Cloud computing enables companies to migrate applications to hosted environments where third-party vendors oversee and maintain these assets. For small businesses with limited resources, having service providers manage systems is ideal, as these firms can now focus on more internal tasks to enhance their brands.
Although the cloud offers somewhat of a "set it and forget it" mindset on behalf of clients, issues can occur prior to selecting cloud services, during deployments and after suites are in place. Choosing the best model - public, private or hybrid - must be taken into consideration before settling on a cloud service. There are plenty of high-profile offerings available, including IaaS solutions from Amazon, Microsoft and Google, so determining affordability and functionality are two characteristics of any successful migration.
"It doesn't hurt to have support during every cloud adoption phase."
Once cloud suites are launched, companies have to make sure the environments are safeguarded at all times. Otherwise, security breaches can occur. If the cloud provider cannot protect customer assets, the businesses consuming the services are still on the hook for keeping data secure, so it is imperative to conduct some research prior to making any final decisions.
Businesses planning a cloud implementation may want to consider partnering with IT service providers to reflect their unique operational demands, industry requirements and end-user preferences to maximize their use of cloud solutions over the long run.
Added support never hurt any organization
Industry research has found companies are looking to third-party vendors to assist with their cloud migrations, which are processes that will be critical to their continued success. An Evolve IP survey of more than 1,250 executives discovered almost 90 percent believe the IT industry's future reside with the cloud.
Although a majority of respondents consider themselves "cloud believers," even those categorized as "unbelievers" or "unconvinced" still expect to adopt cloud services at some point within a three-year period.
This just proves the cloud's impact has penetrated the entire IT industry like few other technologies have accomplished. It also means many companies will be first-time adopters, so doing their due diligence when comparing available services is essential to making the most informed decisions possible.

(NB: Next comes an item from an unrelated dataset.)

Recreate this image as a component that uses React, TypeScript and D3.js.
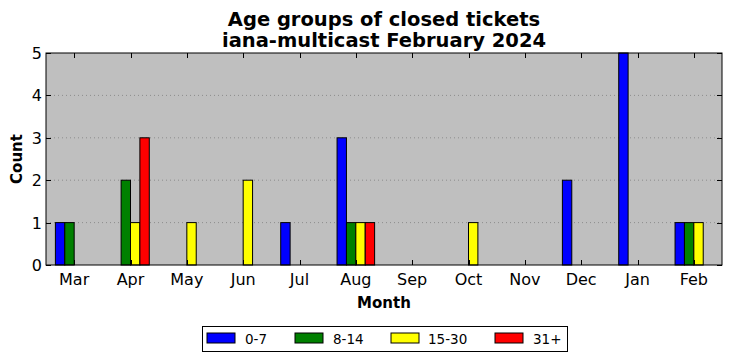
import React, { useRef, useEffect } from 'react';
import * as d3 from 'd3';

const months = ['Mar', 'Apr', 'May', 'Jun', 'Jul', 'Aug', 'Sep', 'Oct', 'Nov', 'Dec', 'Jan', 'Feb'];
const groups = ['0-7', '8-14', '15-30', '31+'];
const colors = ['#0000ff', '#008000', '#ffff00', '#ff0000'];
const age0to7 = [1, 0, 0, 0, 1, 3, 0, 0, 0, 2, 5, 1];
const age8to14 = [1, 2, 0, 0, 0, 1, 0, 0, 0, 0, 0, 1];
const age15to30 = [0, 1, 1, 2, 0, 1, 0, 1, 0, 0, 0, 1];
const age31plus = [0, 3, 0, 0, 0, 1, 0, 0, 0, 0, 0, 0];
const yTicks = [0, 1, 2, 3, 4, 5];

function App() {
  const svgRef = useRef(null);
  useEffect(() => {
    const w = 732;
    const h = 361;
    const left = 46, right = 722, top = 53, bottom = 265;
    const font = 'DejaVu Sans, sans-serif';
    const svg = d3.select(svgRef.current)
      .attr('width', w)
      .attr('height', h)
      .style('position', 'absolute')
      .style('left', '0')
      .style('top', '0')
      .style('background', '#ffffff');
    svg.selectAll('*').remove();

    const x = d3.scaleLinear().domain([-0.5, 11.5]).range([left, right]);
    const y = d3.scaleLinear().domain([0, 5]).range([bottom, top]);
    const bw = 1 / 6;
    const series = [age0to7, age8to14, age15to30, age31plus];

    svg.append('rect')
      .attr('x', left).attr('y', top)
      .attr('width', right - left).attr('height', bottom - top)
      .attr('fill', '#bfbfbf');

    // grid
    svg.append('g').selectAll('line')
      .data(yTicks.slice(1, -1))
      .join('line')
      .attr('x1', left).attr('x2', right)
      .attr('y1', d => y(d)).attr('y2', d => y(d))
      .attr('stroke', '#808080')
      .attr('stroke-width', 0.8)
      .attr('stroke-dasharray', '1,3');

    // bars
    series.forEach((vals, s) => {
      svg.append('g').selectAll('rect')
        .data(vals)
        .join('rect')
        .attr('x', (d, i) => x(i + (s - 2) * bw))
        .attr('width', x(bw) - x(0))
        .attr('y', d => y(d))
        .attr('height', d => y(0) - y(d))
        .attr('fill', colors[s])
        .attr('stroke', '#000')
        .attr('stroke-width', 1);
    });

    // ticks inward
    const tickG = svg.append('g').attr('stroke', '#000').attr('stroke-width', 1);
    months.forEach((m, i) => {
      const xx = Math.round(x(i)) + 0.5;
      tickG.append('line').attr('x1', xx).attr('x2', xx).attr('y1', bottom).attr('y2', bottom - 5);
      tickG.append('line').attr('x1', xx).attr('x2', xx).attr('y1', top).attr('y2', top + 5);
    });
    yTicks.forEach(t => {
      const yy = Math.round(y(t)) + 0.5;
      tickG.append('line').attr('x1', left).attr('x2', left + 5).attr('y1', yy).attr('y2', yy);
      tickG.append('line').attr('x1', right).attr('x2', right - 5).attr('y1', yy).attr('y2', yy);
    });

    svg.append('rect')
      .attr('x', left).attr('y', top)
      .attr('width', right - left).attr('height', bottom - top)
      .attr('fill', 'none')
      .attr('stroke', '#000')
      .attr('stroke-width', 1);

    // tick labels
    svg.append('g').selectAll('text')
      .data(months)
      .join('text')
      .attr('x', (d, i) => x(i))
      .attr('y', bottom + 20)
      .attr('text-anchor', 'middle')
      .attr('font-family', font)
      .attr('font-size', 16)
      .text(d => d);
    svg.append('g').selectAll('text')
      .data(yTicks)
      .join('text')
      .attr('x', left - 4)
      .attr('y', d => y(d) + 6)
      .attr('text-anchor', 'end')
      .attr('font-family', font)
      .attr('font-size', 16)
      .text(d => String(d));

    // labels
    svg.append('text')
      .attr('x', (left + right) / 2).attr('y', 308)
      .attr('text-anchor', 'middle')
      .attr('font-family', font).attr('font-size', 15).attr('font-weight', 'bold')
      .text('Month');
    svg.append('text')
      .attr('transform', `translate(22, ${(top + bottom) / 2}) rotate(-90)`)
      .attr('text-anchor', 'middle')
      .attr('font-family', font).attr('font-size', 15).attr('font-weight', 'bold')
      .text('Count');

    // title
    const title = svg.append('text')
      .attr('text-anchor', 'middle')
      .attr('font-family', font).attr('font-size', 19.5).attr('font-weight', 'bold');
    title.append('tspan').attr('x', (left + right) / 2).attr('y', 26).text('Age groups of closed tickets');
    title.append('tspan').attr('x', (left + right) / 2).attr('y', 47).text('iana-multicast February 2024');

    // legend
    const lg = svg.append('g');
    lg.append('rect')
      .attr('x', 202.5).attr('y', 326.5).attr('width', 365).attr('height', 25)
      .attr('fill', '#fff').attr('stroke', '#000').attr('stroke-width', 1);
    const patchX = [207, 295, 391, 495];
    const labelX = [245, 333, 428, 533];
    groups.forEach((g, i) => {
      lg.append('rect')
        .attr('x', patchX[i]).attr('y', 333).attr('width', 28).attr('height', 10)
        .attr('fill', colors[i]).attr('stroke', '#000').attr('stroke-width', 1);
      lg.append('text')
        .attr('x', labelX[i]).attr('y', 343.5)
        .attr('font-family', font).attr('font-size', 13.5)
        .text(g);
    });
  }, []);
  return (
    <div>
      <svg ref={svgRef}></svg>
    </div>
  );
}

export default App;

"This year's survey reinforces last year's data with a few major changes. We continue to see across the board drops in barriers to moving to the cloud and more support from IT managers as they have become more aligned with business executives. Also, as we have seen in our business, companies looking to move to the cloud on their own are experiencing some hiccups along the way," said Guy Fardone, general manager and chief operating officer of Evolve IP.
Companies want to get it right
Fardone indicated almost 25 percent of businesses expect hiring third-party vendors to help with their next cloud deployment.
Cloud computing can help organizations achieve operational flexibility, but only if they choose functional services that support their internal demands and, importantly, securely. Partnering with third-party vendors appears to be a smart play for any firm that wants to maximize this affordable and functional technology.